For Asarnow, both parties will be better served if concerns and ideas are hashed out privately.He explains: “Communication is the beginning, the middle and the end. You can’t have enough and you certainly can’t have too much. Therefore, it is good to have at least one meeting together with the other practitioner and the client.”

Asarnow adds that it’s okay to have an issue with something, but the key is not to make the other practitioner look bad.

“You can’t be bigger than them – especially in front of the client,” adds Karlson. “You have to answer their questions and let them drive. When you are in meetings, you don’t want to argue in front of clients and compete with the person that the client has hired.”

He adds: “We try interview the professional at the beginning and find out what they want us to do and what their involvement will be because they all bring different knowledge and expertise.”

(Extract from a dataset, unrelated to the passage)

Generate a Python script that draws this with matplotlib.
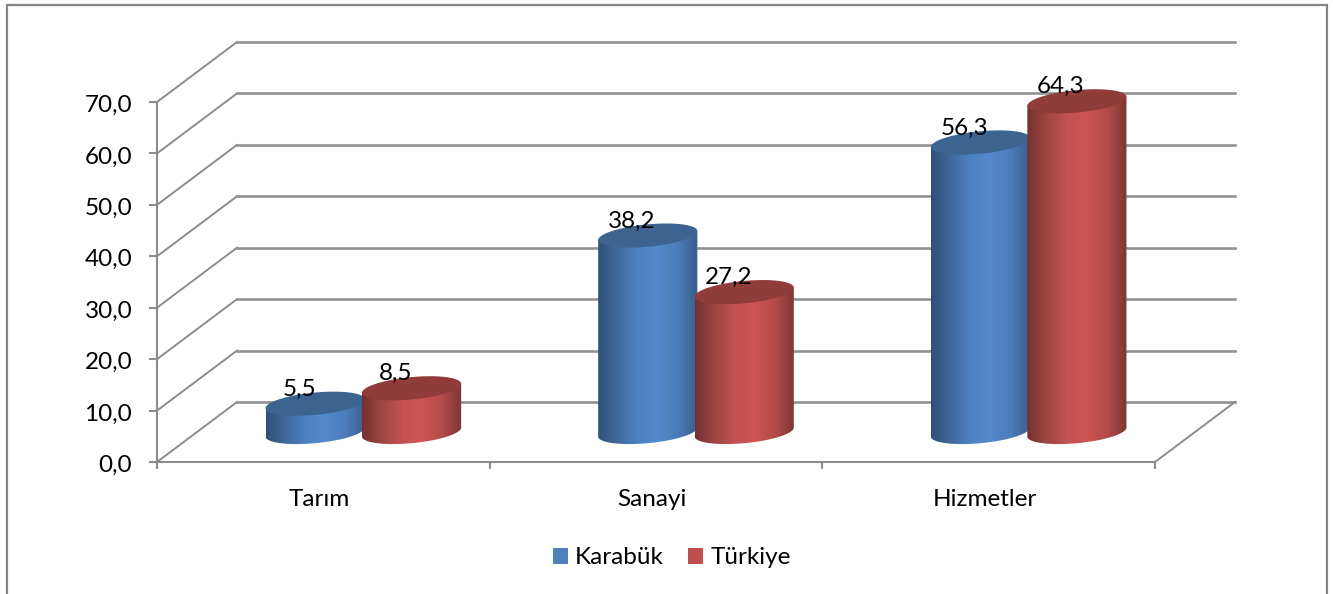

Karlson adds that this approach can differ slightly on the job site – assuming the client is not present.

“It allows you to be more straightforward. With a client there, I will be more diplomatic and less forceful. But, if something needs to be done a certain way, you have to say it because that’s what you are being hired to do,” he explains.

To avoid miscommunications, Stewart suggests that kitchen designers offer the professional courtesy of meeting with the architect prior to presenting a plan. “This way, we are all pulling in the same direction,” he says. He adds: “When they show up, they want to be the most knowledgeable person at that meeting, so you need to let them know what is going right, what is going wrong, and what is being done to solve [any problems].”

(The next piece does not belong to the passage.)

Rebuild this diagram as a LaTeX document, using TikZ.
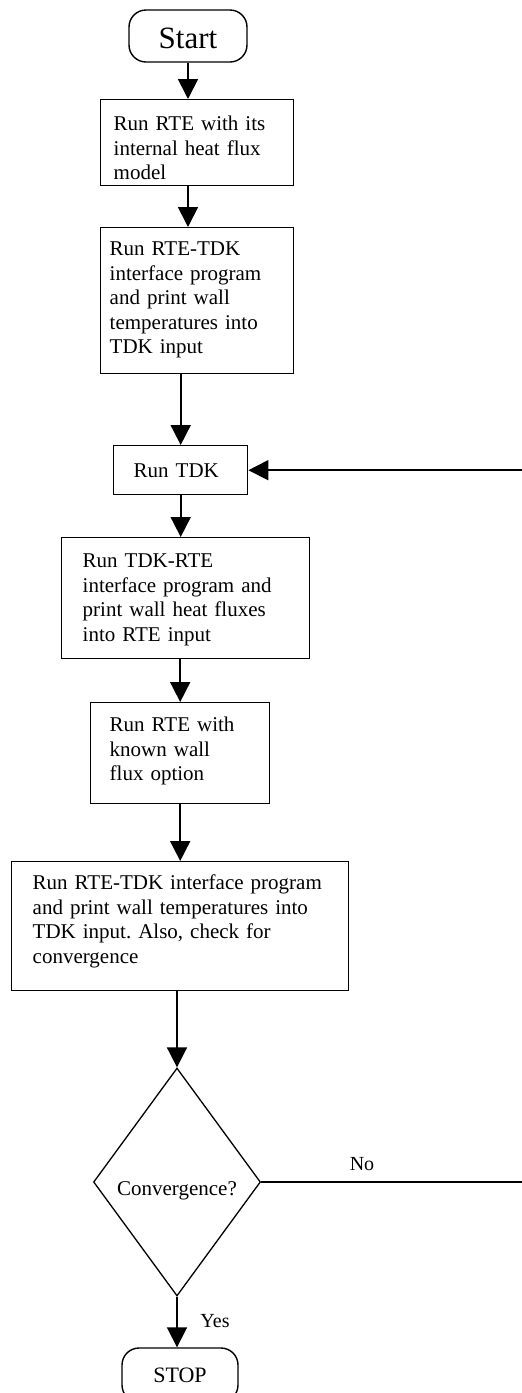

He continues: “One of the other important things is that more kitchen and bath designers are working in Auto CAD and able to have an architect e-mail their plans over. Then your staff can pull off the architectural layers of the drawing that you don’t need, superimpose the kitchen layers onto the same plan, e-mail it back to them and really build a seamless design.

Karlson concludes: “[Ideally] everybody should manage themselves in a professional [manner], and allied professionals have to recognize that we are professionals as well.”

Pay for Play

One of the other key aspects to creating successful partnerships is determining a fair pay structure.

While some note that allied professionals earn a commission based on the contract price, commissions are, overall, somewhat unusual.

“The architects and interior designers I work with get paid a certain fee by the client, and that is [in the case of architects] a percentage on top of the work that I do. There is no financial negotiation with the architect and [Kitchens by Deane],” says Stewart.

He adds: “The same thing holds true for the majority of interior designers. On rare occasions, there will be a finder’s fee or a commission paid to an interior designer for bringing a client to us, but that is not [typical] for architects or interior designers.”

“The pay structure is all over the place,” adds Karlson. “Sometimes it’s nothing, and sometimes they tell me that the deal is paid for in advance. When that is the case, I’ll give my best price and sell it straight to the client.”

While he admits that commissions are sometimes requested, there are also times when “I sell it to them, they mark it up and sell it to the client, and I don’t know what price they are charging.”

He continues: “It is this issue that we’ve struggled with in the past, because everybody has different expectations. Some people want a little, some want a lot and others want too much.”

“This is where the flexibility comes in,” he adds. “The idea is to try and meet our needs and solve the client’s problems – while making it good for the professional person. Then, of course, we want to make sure that we can do the work and be profitable.”

In the end, Asarnow offers this perspective: “There is no perfect relationship – you have to deal with the bumps just like anything else.

He concludes: “[Partnering with allied professionals] is certainly worth it if you do it – and I don’t just mean in terms of money. You should always remember that money is what you get when you do your job well. If you are doing right by your client, you are going to make the money. So, forget about the money and focus on doing right by the client.”